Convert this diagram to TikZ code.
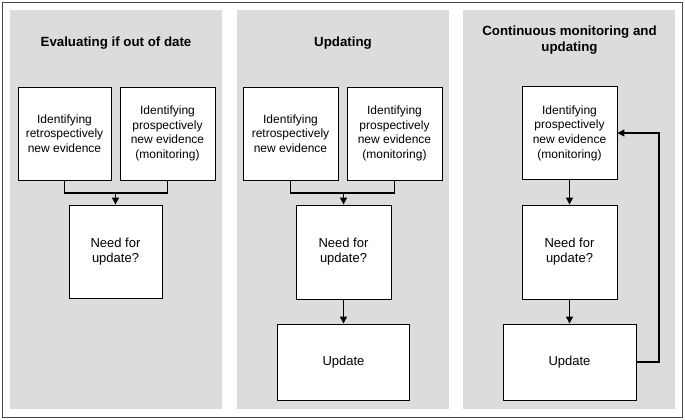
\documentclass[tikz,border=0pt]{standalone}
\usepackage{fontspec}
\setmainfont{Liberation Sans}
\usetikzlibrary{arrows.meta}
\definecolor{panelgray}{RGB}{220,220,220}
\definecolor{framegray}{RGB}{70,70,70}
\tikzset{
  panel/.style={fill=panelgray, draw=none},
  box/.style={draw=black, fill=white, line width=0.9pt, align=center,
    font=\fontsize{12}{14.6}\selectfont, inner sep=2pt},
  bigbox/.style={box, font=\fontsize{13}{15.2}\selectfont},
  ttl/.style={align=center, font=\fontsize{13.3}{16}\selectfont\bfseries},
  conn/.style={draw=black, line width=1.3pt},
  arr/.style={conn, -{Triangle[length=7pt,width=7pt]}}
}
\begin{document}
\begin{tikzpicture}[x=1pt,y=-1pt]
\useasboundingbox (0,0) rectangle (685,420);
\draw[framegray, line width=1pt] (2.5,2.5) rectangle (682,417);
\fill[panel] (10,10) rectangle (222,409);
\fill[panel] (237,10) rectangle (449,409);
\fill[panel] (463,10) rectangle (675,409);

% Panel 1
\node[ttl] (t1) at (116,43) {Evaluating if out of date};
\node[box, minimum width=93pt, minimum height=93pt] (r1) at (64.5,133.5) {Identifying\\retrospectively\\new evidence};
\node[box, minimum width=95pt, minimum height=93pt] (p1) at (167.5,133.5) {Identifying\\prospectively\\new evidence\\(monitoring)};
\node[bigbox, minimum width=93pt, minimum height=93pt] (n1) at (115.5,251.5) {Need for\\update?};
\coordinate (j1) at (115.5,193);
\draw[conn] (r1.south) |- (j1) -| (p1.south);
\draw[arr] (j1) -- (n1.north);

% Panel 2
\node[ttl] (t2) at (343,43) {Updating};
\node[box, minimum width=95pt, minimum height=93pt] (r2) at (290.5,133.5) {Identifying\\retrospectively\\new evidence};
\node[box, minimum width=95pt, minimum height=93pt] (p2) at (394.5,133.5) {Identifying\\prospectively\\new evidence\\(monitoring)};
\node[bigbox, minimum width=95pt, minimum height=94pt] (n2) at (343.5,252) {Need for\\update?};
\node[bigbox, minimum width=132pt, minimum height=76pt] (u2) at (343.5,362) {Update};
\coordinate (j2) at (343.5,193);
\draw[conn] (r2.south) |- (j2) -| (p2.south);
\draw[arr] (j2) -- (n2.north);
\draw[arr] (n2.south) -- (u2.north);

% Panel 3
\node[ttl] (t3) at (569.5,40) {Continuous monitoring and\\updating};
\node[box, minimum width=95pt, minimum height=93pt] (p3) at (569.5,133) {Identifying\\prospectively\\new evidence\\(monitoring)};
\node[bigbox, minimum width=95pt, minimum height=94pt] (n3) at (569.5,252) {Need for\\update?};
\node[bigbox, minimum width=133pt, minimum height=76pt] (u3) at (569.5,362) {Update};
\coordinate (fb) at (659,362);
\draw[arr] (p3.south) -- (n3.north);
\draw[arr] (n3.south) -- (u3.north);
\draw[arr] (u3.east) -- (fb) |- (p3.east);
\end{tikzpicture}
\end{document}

- **WHAT TO DO**
Copy out each line exactly, without the pictures.

- **EXERCISE OUTPUT**
Convert this diagram to TikZ code.
\documentclass[tikz,border=0pt]{standalone}
\usepackage{fontspec}
\setmainfont{Liberation Sans}
\usetikzlibrary{arrows.meta}
\definecolor{panelgray}{RGB}{220,220,220}
\definecolor{framegray}{RGB}{70,70,70}
\tikzset{
  panel/.style={fill=panelgray, draw=none},
  box/.style={draw=black, fill=white, line width=0.9pt, align=center,
    font=\fontsize{12}{14.6}\selectfont, inner sep=2pt},
  bigbox/.style={box, font=\fontsize{13}{15.2}\selectfont},
  ttl/.style={align=center, font=\fontsize{13.3}{16}\selectfont\bfseries},
  conn/.style={draw=black, line width=1.3pt},
  arr/.style={conn, -{Triangle[length=7pt,width=7pt]}}
}
\begin{document}
\begin{tikzpicture}[x=1pt,y=-1pt]
\useasboundingbox (0,0) rectangle (685,420);
\draw[framegray, line width=1pt] (2.5,2.5) rectangle (682,417);
\fill[panel] (10,10) rectangle (222,409);
\fill[panel] (237,10) rectangle (449,409);
\fill[panel] (463,10) rectangle (675,409);

% Panel 1
\node[ttl] (t1) at (116,43) {Evaluating if out of date};
\node[box, minimum width=93pt, minimum height=93pt] (r1) at (64.5,133.5) {Identifying\\retrospectively\\new evidence};
\node[box, minimum width=95pt, minimum height=93pt] (p1) at (167.5,133.5) {Identifying\\prospectively\\new evidence\\(monitoring)};
\node[bigbox, minimum width=93pt, minimum height=93pt] (n1) at (115.5,251.5) {Need for\\update?};
\coordinate (j1) at (115.5,193);
\draw[conn] (r1.south) |- (j1) -| (p1.south);
\draw[arr] (j1) -- (n1.north);

% Panel 2
\node[ttl] (t2) at (343,43) {Updating};
\node[box, minimum width=95pt, minimum height=93pt] (r2) at (290.5,133.5) {Identifying\\retrospectively\\new evidence};
\node[box, minimum width=95pt, minimum height=93pt] (p2) at (394.5,133.5) {Identifying\\prospectively\\new evidence\\(monitoring)};
\node[bigbox, minimum width=95pt, minimum height=94pt] (n2) at (343.5,252) {Need for\\update?};
\node[bigbox, minimum width=132pt, minimum height=76pt] (u2) at (343.5,362) {Update};
\coordinate (j2) at (343.5,193);
\draw[conn] (r2.south) |- (j2) -| (p2.south);
\draw[arr] (j2) -- (n2.north);
\draw[arr] (n2.south) -- (u2.north);

% Panel 3
\node[ttl] (t3) at (569.5,40) {Continuous monitoring and\\updating};
\node[box, minimum width=95pt, minimum height=93pt] (p3) at (569.5,133) {Identifying\\prospectively\\new evidence\\(monitoring)};
\node[bigbox, minimum width=95pt, minimum height=94pt] (n3) at (569.5,252) {Need for\\update?};
\node[bigbox, minimum width=133pt, minimum height=76pt] (u3) at (569.5,362) {Update};
\coordinate (fb) at (659,362);
\draw[arr] (p3.south) -- (n3.north);
\draw[arr] (n3.south) -- (u3.north);
\draw[arr] (u3.east) -- (fb) |- (p3.east);
\end{tikzpicture}
\end{document}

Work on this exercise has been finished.